# Instruction
Count lines with "React" in them. Report only the total.

* start Dataset extract *

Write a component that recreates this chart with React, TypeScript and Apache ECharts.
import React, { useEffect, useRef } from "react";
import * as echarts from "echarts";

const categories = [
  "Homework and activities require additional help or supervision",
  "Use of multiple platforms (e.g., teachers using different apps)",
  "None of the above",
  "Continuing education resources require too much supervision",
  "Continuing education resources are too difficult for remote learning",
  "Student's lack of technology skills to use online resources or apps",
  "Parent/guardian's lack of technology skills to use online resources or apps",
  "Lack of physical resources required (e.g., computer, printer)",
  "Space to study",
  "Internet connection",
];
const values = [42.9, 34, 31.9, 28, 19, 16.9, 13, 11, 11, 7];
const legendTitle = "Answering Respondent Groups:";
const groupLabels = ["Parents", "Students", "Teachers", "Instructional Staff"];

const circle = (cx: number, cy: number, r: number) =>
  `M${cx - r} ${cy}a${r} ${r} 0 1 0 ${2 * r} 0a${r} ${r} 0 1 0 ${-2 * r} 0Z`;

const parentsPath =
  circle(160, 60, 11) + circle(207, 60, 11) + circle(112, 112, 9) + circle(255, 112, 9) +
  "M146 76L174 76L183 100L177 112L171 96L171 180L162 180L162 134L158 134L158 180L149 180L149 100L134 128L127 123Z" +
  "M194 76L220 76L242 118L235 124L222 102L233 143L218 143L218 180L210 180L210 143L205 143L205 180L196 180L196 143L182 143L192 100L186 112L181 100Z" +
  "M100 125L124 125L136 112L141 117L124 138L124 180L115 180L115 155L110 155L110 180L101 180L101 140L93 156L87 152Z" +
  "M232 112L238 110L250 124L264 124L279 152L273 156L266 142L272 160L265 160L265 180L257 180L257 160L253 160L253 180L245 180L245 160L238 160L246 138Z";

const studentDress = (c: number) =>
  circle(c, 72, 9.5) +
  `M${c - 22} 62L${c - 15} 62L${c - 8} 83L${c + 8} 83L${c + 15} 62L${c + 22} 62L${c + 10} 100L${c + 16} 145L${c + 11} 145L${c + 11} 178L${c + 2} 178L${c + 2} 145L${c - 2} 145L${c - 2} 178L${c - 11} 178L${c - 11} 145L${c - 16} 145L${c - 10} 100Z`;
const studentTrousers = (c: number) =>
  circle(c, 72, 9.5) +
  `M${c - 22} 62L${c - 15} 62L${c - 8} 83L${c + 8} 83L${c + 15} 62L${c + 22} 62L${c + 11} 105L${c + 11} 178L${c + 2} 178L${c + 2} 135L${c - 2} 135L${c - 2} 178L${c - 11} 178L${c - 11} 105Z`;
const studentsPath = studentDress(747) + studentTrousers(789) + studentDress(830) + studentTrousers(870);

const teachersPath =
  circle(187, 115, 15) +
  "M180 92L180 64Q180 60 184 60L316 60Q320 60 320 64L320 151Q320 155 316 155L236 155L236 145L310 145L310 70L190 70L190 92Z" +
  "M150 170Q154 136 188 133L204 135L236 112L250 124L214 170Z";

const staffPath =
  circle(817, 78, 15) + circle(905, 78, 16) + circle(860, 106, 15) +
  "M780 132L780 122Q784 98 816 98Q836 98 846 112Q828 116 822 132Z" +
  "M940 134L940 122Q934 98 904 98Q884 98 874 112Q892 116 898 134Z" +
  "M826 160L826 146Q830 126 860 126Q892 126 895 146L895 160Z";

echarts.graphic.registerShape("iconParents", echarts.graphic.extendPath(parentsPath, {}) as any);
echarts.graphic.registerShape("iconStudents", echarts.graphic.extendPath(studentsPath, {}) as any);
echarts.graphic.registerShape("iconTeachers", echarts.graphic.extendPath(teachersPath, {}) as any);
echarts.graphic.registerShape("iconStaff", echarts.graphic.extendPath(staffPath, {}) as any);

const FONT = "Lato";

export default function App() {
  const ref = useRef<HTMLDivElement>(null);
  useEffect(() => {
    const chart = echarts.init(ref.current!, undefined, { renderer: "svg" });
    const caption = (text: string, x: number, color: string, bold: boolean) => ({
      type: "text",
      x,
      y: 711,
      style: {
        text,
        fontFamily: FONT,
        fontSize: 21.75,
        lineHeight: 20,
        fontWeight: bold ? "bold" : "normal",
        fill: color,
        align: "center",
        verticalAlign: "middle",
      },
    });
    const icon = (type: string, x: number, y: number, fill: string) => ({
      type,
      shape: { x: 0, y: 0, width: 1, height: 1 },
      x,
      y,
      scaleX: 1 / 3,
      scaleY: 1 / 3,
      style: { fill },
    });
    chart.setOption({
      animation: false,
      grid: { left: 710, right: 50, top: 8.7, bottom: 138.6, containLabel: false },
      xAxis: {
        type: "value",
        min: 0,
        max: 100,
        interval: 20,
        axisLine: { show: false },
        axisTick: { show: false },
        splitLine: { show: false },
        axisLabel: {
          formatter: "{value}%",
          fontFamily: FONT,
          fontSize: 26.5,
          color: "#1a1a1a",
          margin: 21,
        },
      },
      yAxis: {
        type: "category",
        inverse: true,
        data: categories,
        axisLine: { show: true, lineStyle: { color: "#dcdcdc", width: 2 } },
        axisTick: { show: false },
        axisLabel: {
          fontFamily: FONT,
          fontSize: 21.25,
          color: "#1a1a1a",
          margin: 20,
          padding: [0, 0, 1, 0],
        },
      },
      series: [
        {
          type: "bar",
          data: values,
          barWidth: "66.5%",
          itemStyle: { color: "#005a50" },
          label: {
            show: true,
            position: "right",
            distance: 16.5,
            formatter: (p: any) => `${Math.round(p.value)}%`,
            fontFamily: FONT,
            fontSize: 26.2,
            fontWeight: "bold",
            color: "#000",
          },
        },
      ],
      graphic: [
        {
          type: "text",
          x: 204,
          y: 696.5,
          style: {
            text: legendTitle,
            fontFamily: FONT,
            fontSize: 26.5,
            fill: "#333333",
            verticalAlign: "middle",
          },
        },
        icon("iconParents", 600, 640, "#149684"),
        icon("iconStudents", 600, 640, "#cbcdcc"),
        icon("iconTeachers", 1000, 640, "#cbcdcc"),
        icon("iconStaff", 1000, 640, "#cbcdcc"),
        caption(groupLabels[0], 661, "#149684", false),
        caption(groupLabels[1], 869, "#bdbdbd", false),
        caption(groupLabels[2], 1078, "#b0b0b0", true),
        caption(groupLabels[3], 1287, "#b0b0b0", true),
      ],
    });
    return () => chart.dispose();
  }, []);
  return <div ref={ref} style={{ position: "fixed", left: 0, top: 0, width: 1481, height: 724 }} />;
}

* end Dataset extract *

# Solution for this problem
2